News

Actions

Attorney: Paranoid sister responsible for Rancho Santa Fe double murder-suicide

Posted
and last updated
RANCHO SANTA FE, Calif. – A family attorney for one of the three people found dead in a Rancho Santa Fe home earlier this week claims the deaths were a result of a double murder-suicide. 
 
Two women and a teen were found dead Monday in a home in the 17100 block of Via de la Valle when San Diego County Sheriff’s deputies responded to an initial report of child abuse. 
 
According to people who know her, 15-year-old Hannah Arya was one of the victims. She was the daughter of Michael Arya, a real estate broker who owned the home until he died earlier this year from lung cancer. 
 
Attorney Carl Starret claimed to 10News Thursday that the other two victims were 48-year-old Seyah Amini and 56-year-old Mia Shin. Starret told 10News that Amini was Michael Arya’s sister. Shin was a real estate broker. Starret alleges that Amini shot Arya and Shin and then killed herself. 
 
Starret told 10News he is the attorney for the Amini family and a long-time friend of Amini’s husband. Starret said Amini, a married mother of three, was suicidal after her brother’s recent death from lung cancer. 
 
Amini’s husband had taken Seyah to the emergency room twice in the span of two weeks for being suicidal, Starret said. She was not admitted for a 72-hour mental health evaluation.
 
“She apparently had some sort of paranoia issues, even though, bear in mind, her brother had been through this three-year battle with lung cancer,” Starret said. “But somehow, she apparently thought that people were somehow going to blame her for his death and ruin them financially.”
 
Starret claims Seyah and Hannah were both in Michael’s will.
 
Starret said Shin was a friend of Michael’s and was acting as Hannah chaperone while she was in town visiting relatives. Hannah had recently been staying with her mother in Oregon.
 
For the past few years, Hannah attended boarding school at Verde Valley School in Sedona, Ariz., 10News confirmed through a school administrator.
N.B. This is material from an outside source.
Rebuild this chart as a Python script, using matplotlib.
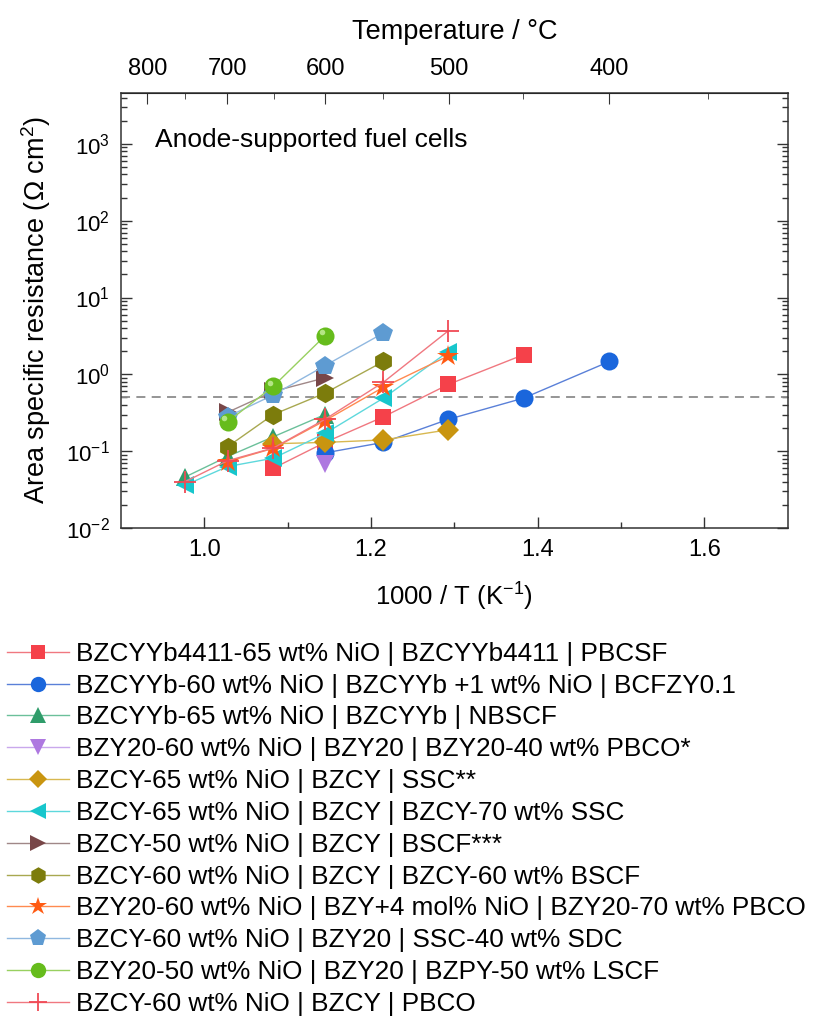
import numpy as np
import matplotlib
matplotlib.use("Agg")
import matplotlib.pyplot as plt
from matplotlib.lines import Line2D
from matplotlib.transforms import ScaledTranslation

plt.rcParams['font.family'] = ['Liberation Sans', 'DejaVu Sans']
plt.rcParams['mathtext.fontset'] = 'custom'
plt.rcParams['mathtext.rm'] = 'Liberation Sans'
plt.rcParams['mathtext.it'] = 'Liberation Sans:italic'
plt.rcParams['mathtext.bf'] = 'Liberation Sans:bold'

# 1000/T values (K^-1) at 750, 700, 650, 600, 550, 500, 450, 400 C
x750, x700, x650, x600 = 0.977, 1.028, 1.083, 1.145
x550, x500, x450, x400 = 1.215, 1.293, 1.383, 1.486

labels = [
    "BZCYYb4411-65 wt% NiO | BZCYYb4411 | PBCSF",
    "BZCYYb-60 wt% NiO | BZCYYb +1 wt% NiO | BCFZY0.1",
    "BZCYYb-65 wt% NiO | BZCYYb | NBSCF",
    "BZY20-60 wt% NiO | BZY20 | BZY20-40 wt% PBCO*",
    "BZCY-65 wt% NiO | BZCY | SSC**",
    "BZCY-65 wt% NiO | BZCY | BZCY-70 wt% SSC",
    "BZCY-50 wt% NiO | BZCY | BSCF***",
    "BZCY-60 wt% NiO | BZCY | BZCY-60 wt% BSCF",
    "BZY20-60 wt% NiO | BZY+4 mol% NiO | BZY20-70 wt% PBCO",
    "BZCY-60 wt% NiO | BZY20 | SSC-40 wt% SDC",
    "BZY20-50 wt% NiO | BZY20 | BZPY-50 wt% LSCF",
    "BZCY-60 wt% NiO | BZCY | PBCO",
]

x_pbcsf = [x650, x600, x550, x500, x450]
asr_pbcsf = [0.060, 0.13, 0.28, 0.74, 1.8]

x_bcfzy = [x600, x550, x500, x450, x400]
asr_bcfzy = [0.095, 0.13, 0.26, 0.49, 1.47]

x_nbscf = [x750, x700, x650, x600]
asr_nbscf = [0.046, 0.085, 0.154, 0.30]

x_pbco_bzy = [x600]
asr_pbco_bzy = [0.069]

x_ssc = [x650, x600, x550, x500]
asr_ssc = [0.125, 0.13, 0.14, 0.19]

x_ssc70 = [x750, x700, x650, x600, x550, x500]
asr_ssc70 = [0.036, 0.063, 0.081, 0.17, 0.49, 1.98]

x_bscf = [x700, x650, x600]
asr_bscf = [0.32, 0.60, 0.90]

x_bscf60 = [x700, x650, x600, x550]
asr_bscf60 = [0.114, 0.30, 0.57, 1.47]

x_pbco70 = [x700, x650, x600, x550, x500]
asr_pbco70 = [0.073, 0.109, 0.25, 0.68, 1.74]

x_sdc = [x700, x650, x600, x550]
asr_sdc = [0.28, 0.54, 1.30, 3.45]

x_lscf = [x700, x650, x600]
asr_lscf = [0.24, 0.70, 3.18]

x_pbco = [x750, x700, x650, x600, x550, x500]
asr_pbco = [0.040, 0.075, 0.11, 0.26, 0.79, 3.7]

xs = [x_pbcsf, x_bcfzy, x_nbscf, x_pbco_bzy, x_ssc, x_ssc70,
      x_bscf, x_bscf60, x_pbco70, x_sdc, x_lscf, x_pbco]
ys = [asr_pbcsf, asr_bcfzy, asr_nbscf, asr_pbco_bzy, asr_ssc, asr_ssc70,
      asr_bscf, asr_bscf60, asr_pbco70, asr_sdc, asr_lscf, asr_pbco]

markers = ['s', 'o', '^', 'v', 'D', '<', '>', 'h', '*', 'p', 'o', '+']
msizes = [12, 13, 13, 13, 11, 13, 13, 14, 16, 15, 13, 16]
mcolors = ['#F5414A', '#1A66DC', '#2F9C6A', '#AE78E0', '#C99510', '#17C6CC',
           '#784648', '#7C7C0C', '#FF5A12', '#5E9BD2', '#66BC1C', '#F04A55']
lcolors = ['#F07880', '#5A80D8', '#6BC09A', '#C9A8EC', '#D8B850', '#5ED8DC',
           '#A08888', '#A8A850', '#FF8A50', '#90B8E0', '#98D060', '#F07880']

fig = plt.figure(figsize=(8.16, 10.23), dpi=100)
ax = fig.add_axes([0.148, 0.4839, 0.8175, 0.4252])

handles = []
for i in range(len(labels)):
    mew = 1.3 if markers[i] == '+' else 0
    ax.plot(xs[i], ys[i], color=lcolors[i], lw=1.0, marker=markers[i],
            ms=msizes[i], mfc=mcolors[i], mec=mcolors[i], mew=mew, zorder=3 + i)
    if i == 10:
        # small highlight on the green spheres
        off = ScaledTranslation(-2.5 / 72, 2.5 / 72, fig.dpi_scale_trans)
        ax.plot(xs[i], ys[i], ls='none', marker='o', ms=4, mfc='#C8F0A0',
                mec='none', alpha=0.8, transform=ax.transData + off, zorder=3 + i)
    handles.append(Line2D([], [], color=lcolors[i], lw=1.0, marker=markers[i],
                          ms=msizes[i] * 0.85, mfc=mcolors[i], mec=mcolors[i],
                          mew=mew))

ax.axhline(0.5, color='#8C8C8C', lw=1.3, ls=(0, (5, 3.5)), zorder=2)

ax.set_xlim(0.9, 1.7)
ax.set_yscale('log')
ax.set_ylim(1e-2, 4.6e3)
ax.set_xticks([1.0, 1.2, 1.4, 1.6])
ax.set_xticks([1.1, 1.3, 1.5], minor=True)
ax.set_xticklabels(['1.0', '1.2', '1.4', '1.6'])
ax.set_yticks([1e-2, 1e-1, 1e0, 1e1, 1e2, 1e3])
ax.set_yticklabels(['$10^{-2}$', '$10^{-1}$', '$10^{0}$', '$10^{1}$',
                    '$10^{2}$', '$10^{3}$'])
ax.tick_params(which='both', direction='in', right=True, width=1.0,
               color='#333333')
ax.tick_params(axis='x', labelsize=17)
ax.tick_params(axis='y', labelsize=16)
ax.tick_params(which='major', length=8, pad=8)
ax.tick_params(which='minor', length=4.5)
ax.tick_params(axis='y', which='minor', labelleft=False)
for s in ax.spines.values():
    s.set_linewidth(1.1)
    s.set_color('#333333')

ax.set_xlabel('1000 / T (K$^{-1}$)', fontsize=18.5, labelpad=14)
ax.set_ylabel('Area specific resistance (Ω cm$^2$)', fontsize=19.5, labelpad=9)
ax.text(0.052, 0.893, 'Anode-supported fuel cells', transform=ax.transAxes,
        fontsize=19, va='center', ha='left')

# temperature scale on top
secax = ax.secondary_xaxis('top', functions=(lambda x: 1000.0 / x - 273.15,
                                            lambda t: 1000.0 / (t + 273.15)))
secax.set_xticks([800, 700, 600, 500, 400])
secax.set_xticks([750, 650, 550, 450, 350], minor=True)
secax.set_xticklabels(['800', '700', '600', '500', '400'])
secax.tick_params(which='both', direction='in', labelsize=17, color='#333333')
secax.tick_params(which='major', length=8, pad=9)
secax.tick_params(which='minor', length=4.5)
secax.set_xlabel('Temperature / °C', fontsize=19.5, labelpad=14)

fig.legend(handles, labels, loc='upper left', bbox_to_anchor=(0.0, 0.379),
           frameon=False, fontsize=18.8, handlelength=2.4, handletextpad=0.25,
           labelspacing=0.3, borderpad=0.2, borderaxespad=0.05)

fig.savefig('out.png', dpi=100)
The administrator said Hannah was a well-respected student and very involved in equestrian riding. She voluntarily left the school mid-way this year to be with her dying father.
 
According to the San Diego County Assessor's Office, the home is currently owned by the Michael Arya Revocable Living Trust. It was unclear who Arya named as the benefactor of the home.
 
The sheriff’s department not officially identified the three victims found dead in the home.